I pedaled to the greenway near our house. It was very peaceful and quiet. There were a few families out strolling but it was largely deserted -- so much so that a deer was grazing alongside the bike path! Every so often, I would stop and pluck a few blackberries from the many ripening bushes along the path. I was really enjoying the silence when suddenly I heard the unmistakable sounds of a toddler in meltdown. As I passed the little family, a mom and dad, the wailing toddler and a baby in a carriage, the baby began shrieking. The parents looked harried.
Oh how I remember those days! I would take the children out for a wonderful, healthy, fresh-air activity with all the best intentions in the world. And pretty soon they were too hot, too tired, too hungry, too bored, and too _________________fill in the blank. The happy faces of the first few minutes would all dissolve into tears, and I would be wondering how all my good intentions could go so terribly awry.
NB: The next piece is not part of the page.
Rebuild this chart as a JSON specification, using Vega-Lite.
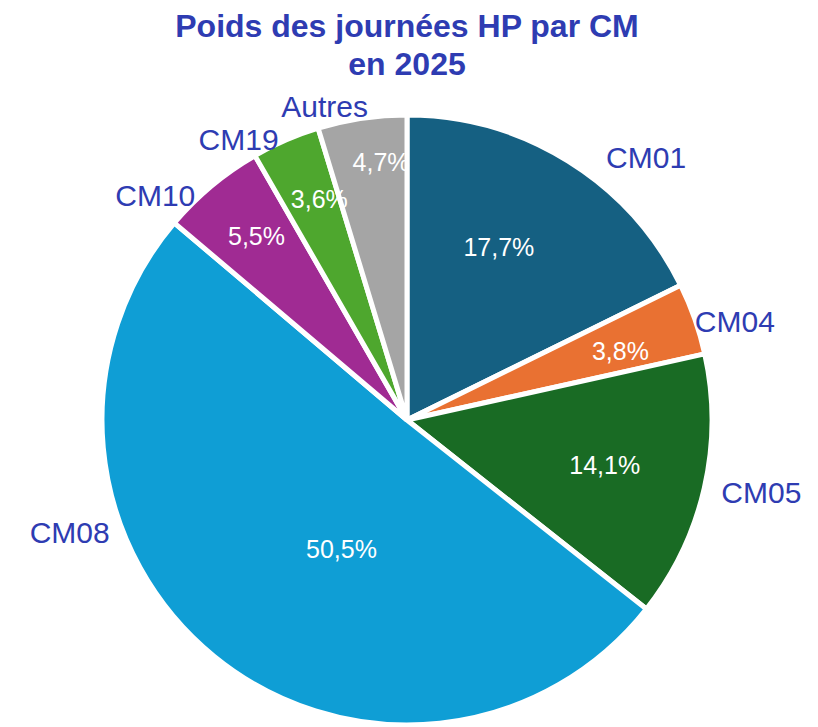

Welcome to life. I think most of us approach it with good intentions and are filled with hope for glorious outcomes. Rarely, even perhaps never does it go the way we expect. The Bible has a lot to say about expectations, because God knows we have hopes and dreams, and He also knows that from a worldly perspective, they will often (if not always) be dashed to smithereens. But He reminds us in His word that His plans for us will always lead to our welfare, to a future, to hope, to joy, and ultimately, to the Honor and Glory of God Himself.
I look back on the years with my young children with fondness and nostalgia. I don't remember the dashed plans as much as I do the intensity of my love and hopes for them. I wanted to shout to the family, "Take heart! It gets easier!" but instead I biked on, because that statement is not really true...but I was thanking God for the struggles that always lead me back to Him.